Mon, 30 Apr 2001

Petty crooks share their views on life

JAKARTA (JP): "Kenedy", a bird vendor, has been cheating to make a living for the past decade.

He runs the business with a group of four people on public vehicles, at gas stations or at recreational sites all over the city, offering beautiful singing birds. Once in a while, they travel outside the capital.

The fact is, the birds cannot sing at all.

The Pramuka, East Jakarta, bird market-based group know well how to do their business. They will get on a public bus and act as if they do not know each other.

One of the group member holds a bird carefully placed in a paper bag, while another one sitting near him will blow a special little tool in his mouth that could produce melodious sounds like a singing bird.

Another member will then pretend to admire the "singing" bird and ask several questions about how the owner could train the bird to sing so beautifully.

An interested passenger usually believes what he or she hears and dares to buy the bird at a high price.

The group immediately leaves the vehicle before the buyer realizes that the bird cannot sing at all.

"I buy one bird at only Rp 5,000, but if we are lucky, we can sell it at Rp 300,000 up to Rp 1 million," Kenedy, 40, told The Jakarta Post on Saturday.

"We share the money according to the members' role. I can earn at least Rp 100,000 a day," Kenedy, the group leader, said.

Kenedy said he had tried different jobs before he decided to get into the business nine years ago.

He said he used to sell clothes in Maumere, West Nusa Tenggara. When it went bankrupt, he left for Jakarta. He claimed to have worked as a basket ball trainer at East Jakarta youth center for a short period of time before he sold shoes and some other different items. All did not go well and he decided to become a petty criminal.

"Now, I have saved up some money to at least run a warung (shop) after leaving the bird selling later," he said.

He said he wanted to start a new life.

"I don't think I should feed my family by cheating others every day," he said.

"Like other human beings, criminals also have a heart. They have a family to feed and actually they want to lead a normal life.
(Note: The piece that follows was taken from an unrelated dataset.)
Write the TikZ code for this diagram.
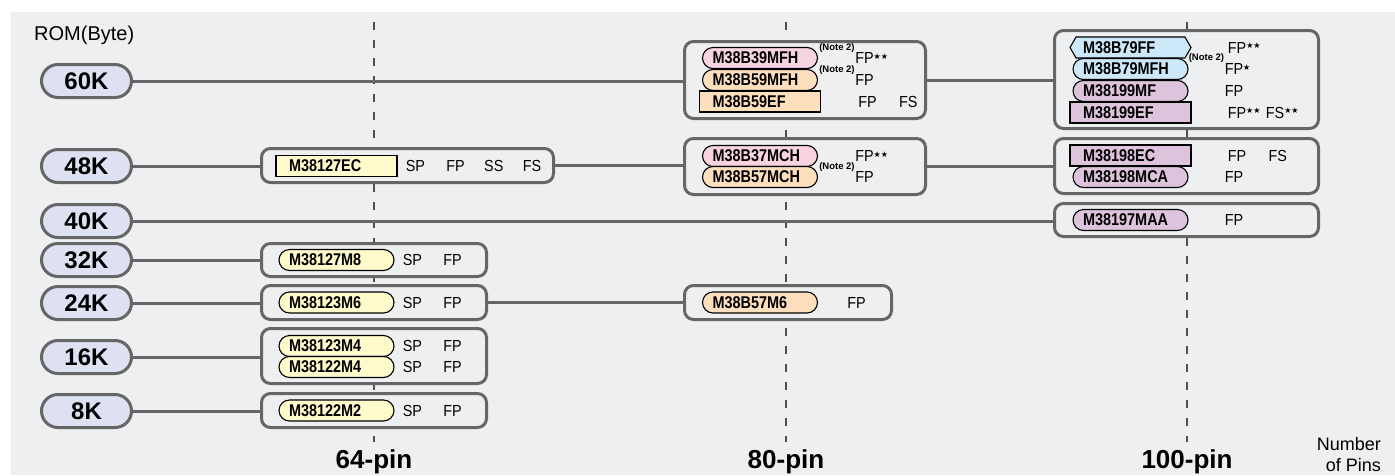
\documentclass[tikz,border=0pt]{standalone}
\usepackage{fontspec}
\setmainfont{Liberation Sans}
\newfontfamily\partfont{Liberation Sans}[FakeStretch=0.85]
\newfontfamily\specfont{Liberation Sans}[FakeStretch=0.9]
\newfontfamily\starfont{DejaVu Sans}
\usetikzlibrary{shapes,positioning}
\definecolor{panel}{RGB}{238,239,241}
\definecolor{edge}{RGB}{102,102,102}
\definecolor{axisgray}{RGB}{80,80,80}
\definecolor{romfill}{RGB}{221,225,242}
\definecolor{chipyellow}{RGB}{255,250,204}
\definecolor{chippink}{RGB}{248,212,225}
\definecolor{chippeach}{RGB}{253,223,190}
\definecolor{chipblue}{RGB}{205,232,248}
\definecolor{chipmauve}{RGB}{221,196,220}
\newcommand\twostars{\raisebox{4.5pt}{\starfont\fontsize{8}{8}\selectfont ★★}}
\newcommand\onestar{\raisebox{4.5pt}{\starfont\fontsize{8}{8}\selectfont ★}}
\tikzstyle{rom} = [rounded rectangle, draw=edge, line width=3pt, fill=romfill,
    minimum width=90pt, minimum height=33pt, inner sep=0pt,
    font=\bfseries\fontsize{24}{24}\selectfont]
\tikzstyle{group} = [rectangle, draw=edge, line width=3pt, fill=panel,
    rounded corners=9pt, inner sep=0pt]
\tikzstyle{part} = [draw=black, line width=1.1pt, text width=95pt, align=left,
    inner xsep=3pt, inner ysep=0pt, minimum width=121pt, minimum height=21pt,
    font=\partfont\bfseries\fontsize{17}{17}\selectfont]
\tikzstyle{chip} = [part, rounded rectangle]
\tikzstyle{chipbox} = [part, rectangle]
\tikzstyle{chiphex} = [part, signal, signal to=west and east, signal pointer angle=120]
\tikzstyle{spec} = [inner sep=0pt, font=\specfont\fontsize{16}{16}\selectfont]
\tikzstyle{note} = [inner sep=0pt, font=\bfseries\fontsize{9.5}{9.5}\selectfont]
\tikzstyle{pinlabel} = [inner sep=2pt, font=\bfseries\fontsize{26}{26}\selectfont]
\tikzstyle{axislabel} = [inner sep=0pt, font=\fontsize{18}{21}\selectfont]
\tikzstyle{axis} = [draw=axisgray, line width=1.8pt, dash pattern=on 8pt off 10pt]
\tikzstyle{link} = [draw=edge, line width=3pt]

\begin{document}
\begin{tikzpicture}[x=1pt, y=-1pt, node distance=8pt]
    \useasboundingbox (0,0) rectangle (1395,475);
    \fill[panel] (11,12) rectangle (1395,475);

    \node[axislabel, anchor=west, font=\fontsize{20}{20}\selectfont] (romname) at (34,35) {ROM(Byte)};
    \node[axislabel, align=right, anchor=east] (pinsname) at (1381,455) {Number\\of Pins};

    \node[pinlabel] (pin64) at (374,462) {64-pin};
    \node[pinlabel] (pin80) at (786,462) {80-pin};
    \node[pinlabel] (pin100) at (1187,462) {100-pin};
    \coordinate (top64) at (374,22);
    \coordinate (top80) at (786,22);
    \coordinate (top100) at (1187,22);
    \path[axis, shorten >=6pt] (top64) -- (pin64);
    \path[axis, shorten >=6pt] (top80) -- (pin80);
    \path[axis, shorten >=6pt] (top100) -- (pin100);

    \node[rom] (r60) at (86.5,81) {60K};
    \node[rom] (r48) at (86.5,166) {48K};
    \node[rom] (r40) at (86.5,221) {40K};
    \node[rom] (r32) at (86.5,260) {32K};
    \node[rom] (r24) at (86.5,303) {24K};
    \node[rom] (r16) at (86.5,357) {16K};
    \node[rom] (r8) at (86.5,411) {8K};

    \node[group, minimum width=292pt, minimum height=34pt] (g64a) at (407.5,165.5) {};
    \node[group, minimum width=225pt, minimum height=33pt] (g64b) at (374,260) {};
    \node[group, minimum width=225pt, minimum height=34pt] (g64c) at (374,302.5) {};
    \node[group, minimum width=225pt, minimum height=55pt] (g64d) at (374,356) {};
    \node[group, minimum width=225pt, minimum height=34pt] (g64e) at (374,410.5) {};
    \node[group, minimum width=241pt, minimum height=77pt] (g80a) at (805,80) {};
    \node[group, minimum width=241pt, minimum height=56pt] (g80b) at (805,166.5) {};
    \node[group, minimum width=207pt, minimum height=34pt] (g80c) at (788,302.5) {};
    \node[group, minimum width=264pt, minimum height=98pt] (g100a) at (1186.5,79.5) {};
    \node[group, minimum width=264pt, minimum height=55pt] (g100b) at (1186.5,166) {};
    \node[group, minimum width=264pt, minimum height=33pt] (g100c) at (1186.5,220) {};

    \node[chipbox, fill=chipyellow] (m127ec) at (336.5,166) {M38127EC};
    \node[spec, right=8pt of m127ec] (m127ecsp) {SP};
    \node[spec, right=21pt of m127ecsp] (m127ecfp) {FP};
    \node[spec, right=19pt of m127ecfp] (m127ecss) {SS};
    \node[spec, right=19pt of m127ecss] (m127ecfs) {FS};

    \node[chip, fill=chipyellow] (m127m8) at (336.5,260) {M38127M8};
    \node[spec, right=8pt of m127m8] (m127m8sp) {SP};
    \node[spec, right=21pt of m127m8sp] (m127m8fp) {FP};

    \node[chip, fill=chipyellow] (m123m6) at (336.5,302.5) {M38123M6};
    \node[spec, right=8pt of m123m6] (m123m6sp) {SP};
    \node[spec, right=21pt of m123m6sp] (m123m6fp) {FP};

    \node[chip, fill=chipyellow] (m123m4) at (336.5,346) {M38123M4};
    \node[spec, right=8pt of m123m4] (m123m4sp) {SP};
    \node[spec, right=21pt of m123m4sp] (m123m4fp) {FP};
    \node[chip, fill=chipyellow] (m122m4) at (336.5,367) {M38122M4};
    \node[spec, right=8pt of m122m4] (m122m4sp) {SP};
    \node[spec, right=21pt of m122m4sp] (m122m4fp) {FP};

    \node[chip, fill=chipyellow] (m122m2) at (336.5,410.5) {M38122M2};
    \node[spec, right=8pt of m122m2] (m122m2sp) {SP};
    \node[spec, right=21pt of m122m2sp] (m122m2fp) {FP};

    \node[chip, fill=chippink] (mb39mfh) at (760,58) {M38B39MFH};
    \node[note, anchor=south west] (mb39note) at ([xshift=1pt,yshift=5pt]mb39mfh.east) {(Note 2)};
    \node[spec, right=37pt of mb39mfh] (mb39fp) {FP\twostars};
    \node[chip, fill=chippeach] (mb59mfh) at (760,80) {M38B59MFH};
    \node[note, anchor=south west] (mb59note) at ([xshift=1pt,yshift=5pt]mb59mfh.east) {(Note 2)};
    \node[spec, right=37pt of mb59mfh] (mb59fp) {FP};
    \node[chipbox, fill=chippeach] (mb59ef) at (760,101.5) {M38B59EF};
    \node[spec, right=37pt of mb59ef] (mb59effp) {FP};
    \node[spec, right=22pt of mb59effp] (mb59effs) {FS};

    \node[chip, fill=chippink] (mb37mch) at (760,156) {M38B37MCH};
    \node[spec, right=37pt of mb37mch] (mb37fp) {FP\twostars};
    \node[chip, fill=chippeach] (mb57mch) at (760,177) {M38B57MCH};
    \node[note, anchor=south west] (mb57note) at ([xshift=1pt,yshift=5pt]mb57mch.east) {(Note 2)};
    \node[spec, right=37pt of mb57mch] (mb57fp) {FP};

    \node[chip, fill=chippeach] (mb57m6) at (760,302.5) {M38B57M6};
    \node[spec, right=29pt of mb57m6] (mb57m6fp) {FP};

    \node[chiphex, fill=chipblue] (mb79ff) at (1130.5,47.5) {M38B79FF};
    \node[spec, right=36pt of mb79ff] (mb79fffp) {FP\twostars};
    \node[chip, fill=chipblue] (mb79mfh) at (1130.5,69) {M38B79MFH};
    \node[note, anchor=south west] (mb79note) at ([xshift=0pt,yshift=6pt]mb79mfh.east) {(Note 2)};
    \node[spec, right=36pt of mb79mfh] (mb79fp) {FP\onestar};
    \node[chip, fill=chipmauve] (m199mf) at (1130.5,91) {M38199MF};
    \node[spec, right=36pt of m199mf] (m199mffp) {FP};
    \node[chipbox, fill=chipmauve] (m199ef) at (1130.5,112.5) {M38199EF};
    \node[spec, right=36pt of m199ef] (m199effp) {FP\twostars};
    \node[spec, right=5pt of m199effp] (m199effs) {FS\twostars};

    \node[chipbox, fill=chipmauve] (m198ec) at (1130.5,155.5) {M38198EC};
    \node[spec, right=36pt of m198ec] (m198ecfp) {FP};
    \node[spec, right=22pt of m198ecfp] (m198ecfs) {FS};
    \node[chip, fill=chipmauve] (m198mca) at (1130.5,177) {M38198MCA};
    \node[spec, right=36pt of m198mca] (m198mcafp) {FP};

    \node[chip, fill=chipmauve] (m197maa) at (1130.5,220) {M38197MAA};
    \node[spec, right=36pt of m197maa] (m197maafp) {FP};

    \path[link] (r60.east) -- (r60.east -| g80a.west);
    \path[link] (g80a.east) -- (g80a.east -| g100a.west);
    \path[link] (r48.east) -- (r48.east -| g64a.west);
    \path[link] (g64a.east) -- (g64a.east -| g80b.west);
    \path[link] (g80b.east) -- (g80b.east -| g100b.west);
    \path[link] (r40.east) -- (r40.east -| g100c.west);
    \path[link] (r32.east) -- (r32.east -| g64b.west);
    \path[link] (r24.east) -- (r24.east -| g64c.west);
    \path[link] (g64c.east) -- (g64c.east -| g80c.west);
    \path[link] (r16.east) -- (r16.east -| g64d.west);
    \path[link] (r8.east) -- (r8.east -| g64e.west);
\end{tikzpicture}
\end{document}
They make their own way in life through unlawful means because they have no choice," Kenedy said.

"Memet", a motorbike thief whose body is covered with tattoos has a different story. He said, although he wanted a normal life, being a criminal was not too burdensome for him.

"I will stop being a hoodlum if the city administration gives me a good job with an adequate salary," he said.

The bad-tempered man was once worked as a driver, but was dismissed as he physically fought with his boss.

As a professional thief, he always operates at motorbike parking lanes along the street or at office or school parking areas and could steal up to 11 motorbikes a month.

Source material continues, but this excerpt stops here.